A New Supreme Court Challenge: The Erosion of Abortion Access in Texas

The justices will take up a challenge to H.B. 2, a state law that effectively makes it much more difficult to end a pregnancy in the state.

Eric Gay / AP

On Friday, the Supreme Court agreed to hear its first major case on abortion restrictions in almost eight years, setting the stage for a high-profile showdown on reproductive rights only a few months from the 2016 presidential election.
The case, Whole Women’s Health v. Cole, addresses two restrictions passed by the Texas legislature in 2013 in a bill called H.B. 2. The first restriction requires all physicians performing an abortion to have admitting privileges at a hospital within 30 miles of where they perform the procedure—a restriction that went into effect in November 2013. The second restriction mandates that abortion clinics provide the building, safety, and staffing requirements of an ambulatory surgical center, effectively meeting the standards of a hospital operating room. While this was temporarily enforced in October 2014, it has been on hold pending court challenges since then.

In this case, the Court will decide whether these restrictions violate the undue-burden standard established in its landmark Planned Parenthood v. Casey decision in 1992. In Casey, the Court ruled state regulations of abortion must not place an “undue burden” on a woman’s access, which the court defined as any law whose “purpose or effect is to place substantial obstacles in the path of a woman seeking an abortion before the fetus attains viability.”

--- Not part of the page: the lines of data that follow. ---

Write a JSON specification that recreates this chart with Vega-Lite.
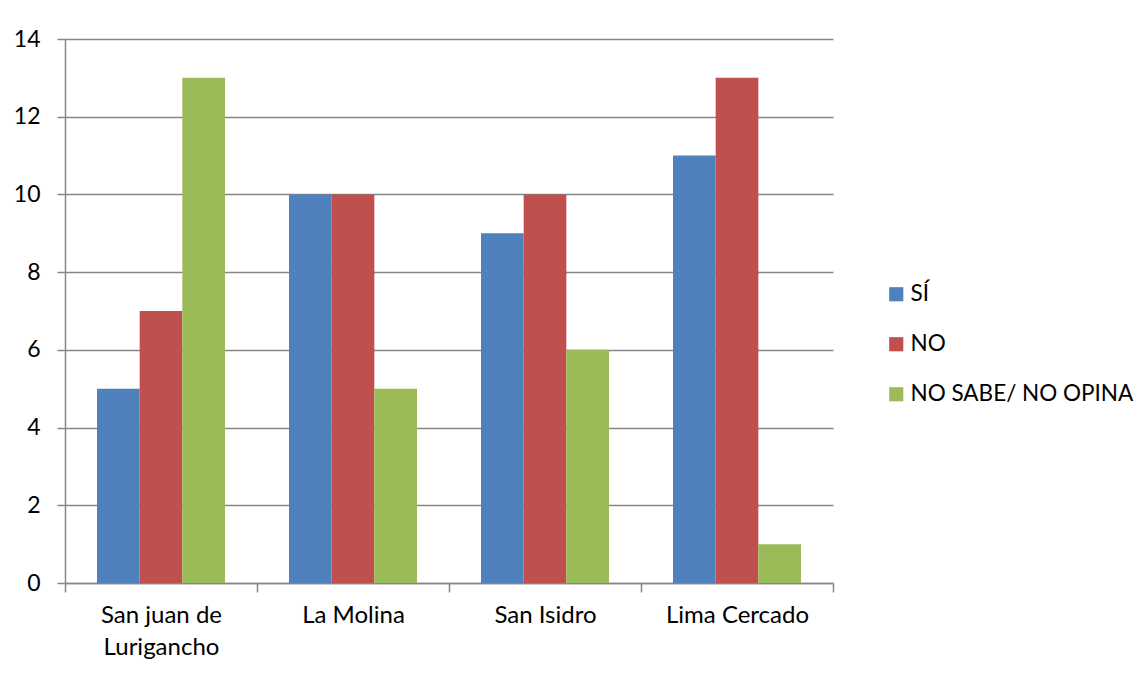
{
  "$schema": "https://vega.github.io/schema/vega-lite/v6.json",
  "width": 768,
  "height": 544,
  "autosize": {"type": "none"},
  "padding": {"left": 65, "top": 39, "right": 314, "bottom": 93},
  "background": "white",
  "data": {
    "values": [
      {"distrito": "San juan de Lurigancho", "respuesta": "SÍ", "valor": 5},
      {"distrito": "San juan de Lurigancho", "respuesta": "NO", "valor": 7},
      {"distrito": "San juan de Lurigancho", "respuesta": "NO SABE/ NO OPINA", "valor": 13},
      {"distrito": "La Molina", "respuesta": "SÍ", "valor": 10},
      {"distrito": "La Molina", "respuesta": "NO", "valor": 10},
      {"distrito": "La Molina", "respuesta": "NO SABE/ NO OPINA", "valor": 5},
      {"distrito": "San Isidro", "respuesta": "SÍ", "valor": 9},
      {"distrito": "San Isidro", "respuesta": "NO", "valor": 10},
      {"distrito": "San Isidro", "respuesta": "NO SABE/ NO OPINA", "valor": 6},
      {"distrito": "Lima Cercado", "respuesta": "SÍ", "valor": 11},
      {"distrito": "Lima Cercado", "respuesta": "NO", "valor": 13},
      {"distrito": "Lima Cercado", "respuesta": "NO SABE/ NO OPINA", "valor": 1}
    ]
  },
  "mark": {"type": "bar"},
  "encoding": {
    "x": {
      "field": "distrito",
      "type": "nominal",
      "sort": ["San juan de Lurigancho", "La Molina", "San Isidro", "Lima Cercado"],
      "scale": {"paddingInner": 0, "paddingOuter": 0},
      "axis": {
        "title": null,
        "labelAngle": 0,
        "tickBand": "extent",
        "grid": false,
        "domainColor": "#868686",
        "domainWidth": 1.5,
        "tickColor": "#868686",
        "tickWidth": 1.5,
        "tickSize": 9,
        "labelPadding": 11,
        "labelFont": "Lato",
        "labelFontSize": 24,
        "labelColor": "#000000",
        "labelLineHeight": 32,
        "labelExpr": "datum.label == 'San juan de Lurigancho' ? ['San juan de', 'Lurigancho'] : datum.label"
      }
    },
    "xOffset": {
      "field": "respuesta",
      "type": "nominal",
      "sort": ["SÍ", "NO", "NO SABE/ NO OPINA"],
      "scale": {"paddingInner": 0, "paddingOuter": 0.75}
    },
    "y": {
      "field": "valor",
      "type": "quantitative",
      "scale": {"domain": [0, 14], "nice": false},
      "axis": {
        "title": null,
        "values": [0, 2, 4, 6, 8, 10, 12, 14],
        "grid": true,
        "gridColor": "#868686",
        "gridWidth": 1.5,
        "domainColor": "#868686",
        "domainWidth": 1.5,
        "tickColor": "#868686",
        "tickWidth": 1.5,
        "tickSize": 8,
        "labelPadding": 17,
        "labelFont": "Lato",
        "labelFontSize": 23,
        "labelColor": "#000000"
      }
    },
    "color": {
      "field": "respuesta",
      "type": "nominal",
      "sort": ["SÍ", "NO", "NO SABE/ NO OPINA"],
      "scale": {
        "domain": ["SÍ", "NO", "NO SABE/ NO OPINA"],
        "range": ["#4F81BD", "#C0504D", "#9BBB59"]
      },
      "legend": {
        "title": null,
        "orient": "none",
        "legendX": 820,
        "legendY": 244,
        "symbolType": "square",
        "symbolSize": 200,
        "symbolStrokeWidth": 0,
        "labelFont": "Lato",
        "labelFontSize": 22.5,
        "labelColor": "#000000",
        "labelOffset": 3,
        "rowPadding": 27,
        "padding": 0
      }
    }
  },
  "config": {
    "view": {"stroke": null},
    "axis": {"labelLimit": 400},
    "legend": {"labelLimit": 400}
  }
}
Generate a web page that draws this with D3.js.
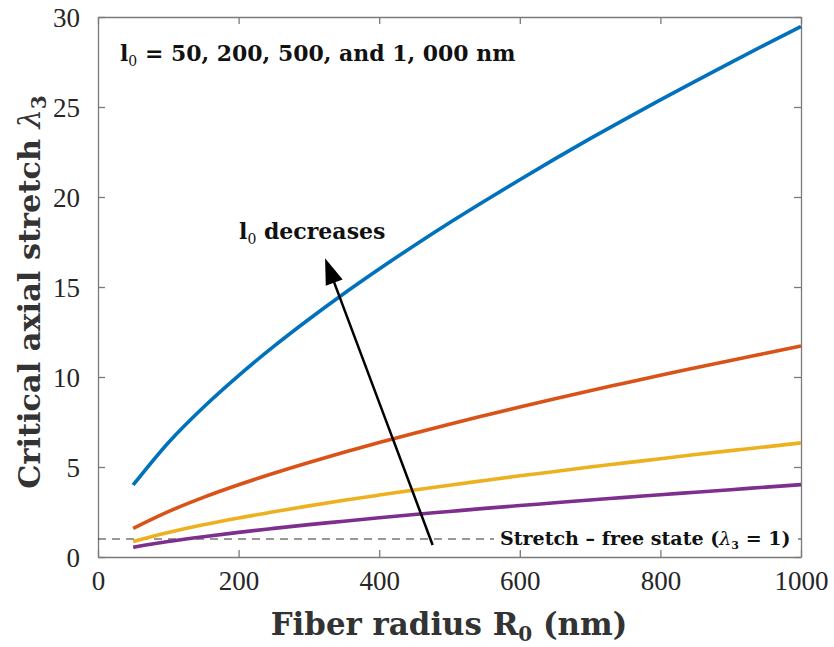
<!DOCTYPE html>
<html><head><meta charset="utf-8">
<script src="https://cdn.jsdelivr.net/npm/d3@7"></script>
<style>
html,body{margin:0;padding:0;background:#fff;}
svg text{font-family:"Liberation Serif","DejaVu Serif",serif;}
svg text.b{font-family:"DejaVu Serif","Liberation Serif",serif;}
</style></head>
<body><svg id="c" width="834" height="647"></svg>
<script>
// Fiber radius R0 (nm)
const radii = [50,100,150,200,250,300,350,400,450,500,550,600,650,700,750,800,850,900,950,1000];
// Critical axial stretch for each l0
const l0_50   = [4.00,6.35,8.32,10.08,11.70,13.21,14.64,16.00,17.31,18.57,19.78,20.96,22.12,23.24,24.33,25.40,26.44,27.47,28.48,29.47];
const l0_200  = [1.59,2.52,3.31,4.01,4.65,5.25,5.82,6.36,6.88,7.38,7.86,8.33,8.79,9.24,9.67,10.10,10.51,10.92,11.32,11.72];
const l0_500  = [0.86,1.36,1.79,2.17,2.51,2.84,3.15,3.44,3.72,3.99,4.25,4.51,4.75,5.00,5.23,5.46,5.69,5.91,6.12,6.34];
const l0_1000 = [0.545,0.86,1.13,1.37,1.59,1.80,1.99,2.18,2.36,2.53,2.70,2.86,3.01,3.17,3.31,3.46,3.60,3.74,3.88,4.02];
const seriesColors = ["#0072BD","#D95319","#EDB120","#7E2F8E"];
const xTicks = [0,200,400,600,800,1000];
const yTicks = [0,5,10,15,20,25,30];
const stretchFree = 1;
const arrowFrom = [476, 0.67];
const arrowTo = [323, 16.6];

const svg = d3.select("#c");
const L=98, R=801, T=17, B=557;
const x = d3.scaleLinear().domain([0,1000]).range([L,R]);
const y = d3.scaleLinear().domain([0,30]).range([B,T]);
const axisColor = "#7a7a7a", textColor = "#262626";

function fitWidth(sel, w){
  const n = sel.node(); const cur = n.getComputedTextLength();
  const fs = parseFloat(sel.attr("font-size"));
  sel.attr("font-size", fs*w/cur);
}

// axes
const gx = svg.append("g").attr("transform",`translate(0,${B})`)
  .call(d3.axisBottom(x).tickValues(xTicks).tickSizeInner(-7).tickSizeOuter(0).tickPadding(14).tickFormat(d3.format("d")));
const gxt = svg.append("g").attr("transform",`translate(0,${T})`)
  .call(d3.axisTop(x).tickValues(xTicks).tickSizeInner(-7).tickSizeOuter(0).tickFormat(""));
const gy = svg.append("g").attr("transform",`translate(${L},0)`)
  .call(d3.axisLeft(y).tickValues(yTicks).tickSizeInner(-7).tickSizeOuter(0).tickPadding(18).tickFormat(d3.format("d")));
const gyr = svg.append("g").attr("transform",`translate(${R},0)`)
  .call(d3.axisRight(y).tickValues(yTicks).tickSizeInner(-7).tickSizeOuter(0).tickFormat(""));
[gx,gxt,gy,gyr].forEach(g=>{
  g.select(".domain").attr("stroke",axisColor).attr("stroke-width",1.3);
  g.selectAll(".tick line").attr("stroke",axisColor).attr("stroke-width",1.3);
  g.selectAll(".tick text").attr("fill",textColor).attr("font-size",27).attr("font-family","Liberation Serif, serif");
});
gx.selectAll(".tick text").attr("dy","0.71em");
gy.selectAll(".tick text").attr("dy","0.35em");

// dashed stretch-free line
svg.append("line").attr("x1",x(0)).attr("x2",x(1000)).attr("y1",y(stretchFree)).attr("y2",y(stretchFree))
  .attr("stroke","#333").attr("stroke-width",1.2).attr("stroke-dasharray","8,6");

// curves
const line = d3.line().x(d=>x(d[0])).y(d=>y(d[1])).curve(d3.curveMonotoneX);
[l0_50,l0_200,l0_500,l0_1000].forEach((s,i)=>{
  svg.append("path").datum(radii.map((r,j)=>[r,s[j]])).attr("d",line)
    .attr("fill","none").attr("stroke",seriesColors[i]).attr("stroke-width",3.6);
});

// stretch-free label with white background
const sfx = 500, sfy = 545;
const sfBg = svg.append("rect").attr("fill","#fff");
const sf = svg.append("text").attr("class","b").attr("x",sfx).attr("y",sfy).attr("font-size",16).attr("font-weight","bold").attr("fill","#111");
sf.append("tspan").text("Stretch – free state (");
sf.append("tspan").attr("font-style","italic").attr("font-weight","normal").text("λ");
sf.append("tspan").attr("font-size",11).attr("dy",4).text("3");
sf.append("tspan").attr("dy",-4).text(" = 1)");
fitWidth(sf, 292);
sfBg.attr("x",sfx-6).attr("y",y(stretchFree)-10).attr("width",300).attr("height",20);

// arrow
const ax1=x(arrowFrom[0]), ay1=y(arrowFrom[1]), ax2=x(arrowTo[0]), ay2=y(arrowTo[1]);
const ang = Math.atan2(ay2-ay1, ax2-ax1);
const hl = 26, hw = 9;
svg.append("line").attr("x1",ax1).attr("y1",ay1)
  .attr("x2",ax2-Math.cos(ang)*hl*0.8).attr("y2",ay2-Math.sin(ang)*hl*0.8)
  .attr("stroke","#000").attr("stroke-width",2.5);
const bx = ax2-Math.cos(ang)*hl, by = ay2-Math.sin(ang)*hl;
svg.append("path").attr("d",`M${ax2},${ay2} L${bx+Math.sin(ang)*hw},${by-Math.cos(ang)*hw} L${bx-Math.sin(ang)*hw},${by+Math.cos(ang)*hw} Z`).attr("fill","#000");

// l0 decreases
const ld = svg.append("text").attr("class","b").attr("x",239).attr("y",239).attr("font-size",19).attr("font-weight","bold").attr("fill","#111");
ld.append("tspan").text("l");
ld.append("tspan").attr("font-size",14).attr("dy",5).attr("font-weight","normal").text("0");
ld.append("tspan").attr("dy",-5).text(" decreases");
fitWidth(ld, 148);

// l0 = values
const lv = svg.append("text").attr("class","b").attr("x",120).attr("y",61).attr("font-size",19).attr("font-weight","bold").attr("fill","#111");
lv.append("tspan").text("l");
lv.append("tspan").attr("font-size",14).attr("dy",5).attr("font-weight","normal").text("0");
lv.append("tspan").attr("dy",-5).text(" = 50, 200, 500, and 1, 000 nm");
fitWidth(lv, 397);

// axis titles
const xt = svg.append("text").attr("class","b").attr("x",449).attr("y",635).attr("text-anchor","middle").attr("font-size",28).attr("font-weight","bold").attr("fill","#333");
xt.append("tspan").text("Fiber radius R");
xt.append("tspan").attr("font-size",20).attr("dy",6).text("0");
xt.append("tspan").attr("dy",-6).text(" (nm)");
fitWidth(xt, 358);

const yt = svg.append("text").attr("class","b").attr("transform",`translate(40,292) rotate(-90)`).attr("text-anchor","middle").attr("font-size",28).attr("font-weight","bold").attr("fill","#333");
yt.append("tspan").text("Critical axial stretch ");
yt.append("tspan").attr("font-style","italic").attr("font-weight","normal").text("λ");
yt.append("tspan").attr("font-size",20).attr("dy",6).text("3");
fitWidth(yt, 395);
</script></body></html>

The U.S. Fifth Circuit Court of Appeals upheld the two restrictions on June 9, ruling that the clinics failed to prove that the restrictions would place an undue burden on “at least a large fraction of women” in Texas. The appellate court carved out an exception for the sole abortion clinic in the Rio Grande Valley, whose closure would have forced women to travel over 200 miles to the nearest alternative provider.

The last time the justices heard a major challenge on abortion rights was in 2007, when the Court upheld the federal Partial-Birth Abortion Act in Gonzalez v. Carhart. Since then, the political fight over abortion access has changed significantly. Over the past half decade, states have been steadily limiting and complicating access to abortion services through incremental legislation. These new restrictions began after the 2010 midterm elections, which saw Republican victories in statehouses across the country. Restrictions tend to follow similar patterns, echoing those introduced in H.B. 2, and they all make small but meaningful changes to the way abortions have to be administered and clinics have to operate. Here’s a partial list of other kinds of restrictions that have been passed in other states:

  • Banning late-term abortions, often starting at 20 weeks post-fertilization. This was also part of the H.B. 2 legislation passed in Texas and went into effect in that state in November of 2013, but it is not being challenged in this Supreme Court case.
  • Placing restrictions on the use of the abortion pill. This was also part of the Texas law, and is also not being challenged in Whole Women’s Health.
  • Requiring women to wait a certain amount of time between their first doctor’s visit and the time they can have the procedure.
  • Requiring women to go through mandatory counseling prior to having the procedure, sometimes accompanied by a mandatory or voluntary ultrasound that may involve a doctor or technician describing the image of the fetus.
  • Banning the practice of telemedicine, through which doctors can prescribe medication that will induce abortion to patients who live far away.

The politics surrounding these restrictions are complicated. Abortion opponents often portray them as beneficial for women. Texas legislators, for example, have argued that H.B. 2 protects women’s health, ensuring that clinics have higher standards of medical care and abortion providers have strong medical credentials. In effect, though, this law has meant that it’s much harder for women to get an abortion in Texas, especially because it’s such a big state. According to the Texas Policy Evaluation Project at the University of Texas at Austin, wait times for abortions in the Dallas-Fort Worth area are up to 20 days on average, and have been similar in Austin. There are 17 clinics open across the 267,000-square-mile state; many have closed over the last several years due in part to funding cuts for family-planning and reproductive-health services.

Oral arguments in Whole Women’s Health will likely be heard in February or March, with a final ruling expected in late June when the Court’s term ends. Its decision could potentially affect how abortion restrictions are evaluated  by courts across the country, and how judges should think about the small, ever-more-common restrictions that, in practice, effectively limit overall access.